GAO Chronicles Deficiencies in Navy, Marine Corps Readiness

GAO Chronicles Deficiencies in Navy, Marine Corps Readiness

The Navy and Marine Corps are struggling to improve their readiness in the face of lengthy maintenance backlogs, a high operational tempo, and an aging fleet of ships, submarines and aircraft, according to testimony provided by the Government Accountability Office (GAO) at a Senate Armed Services Committee hearing last week. The Navy has lost more than 27,000 days of ship and submarine availability due to maintenance delays since 2012, with nuclear-powered submarines and aircraft carriers experiencing the lengthiest delays due to the lack of qualified shipyards, reported Breaking Defense. Three nuclear-powered attack submarines are currently out of service as they wait their turn in dry dock for repairs and overhaul.

“Completing maintenance on time has proven to be a wicked problem,” said John Pendleton, GAO’s director of defense capabilities and management.

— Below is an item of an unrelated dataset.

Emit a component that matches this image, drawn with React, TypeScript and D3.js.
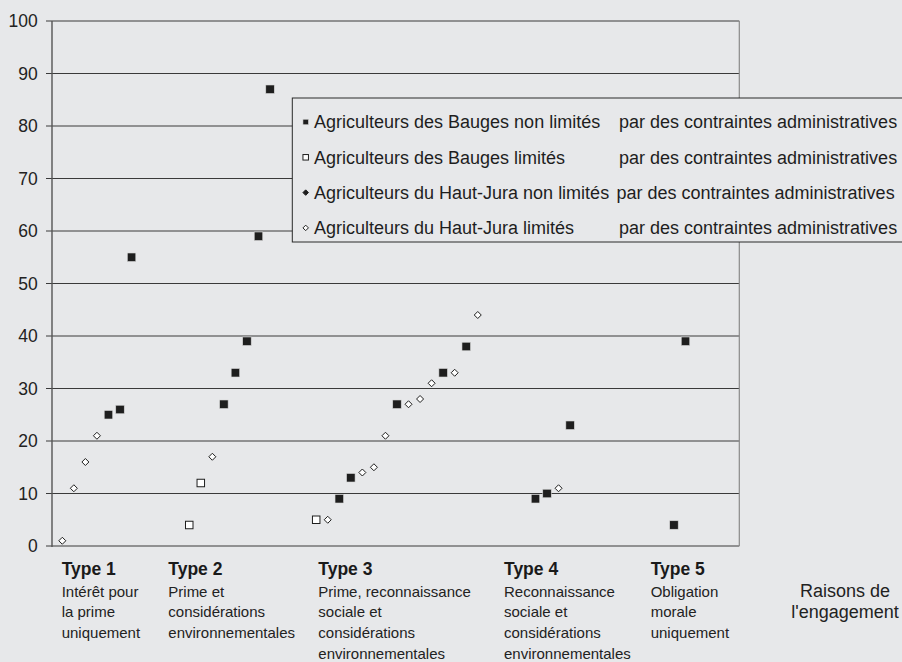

Seven aircraft GAO reviewed have generally experienced decreasing availability since fiscal 2011, according to an agency report released in conjunction with the hearing. The F-35 has not met availability goals due to part shortages and poor sustainment planning, it said. The Navy has made progress, however, raising readiness rates for its operational squadrons of F/A-18E and F/A-18F Super Hornets, Vice Chief of Naval Operations Adm. William Moran told lawmakers. Readiness rates for combat-ready units of the Super Hornets are around 66 percent, up from about 45 percent last year.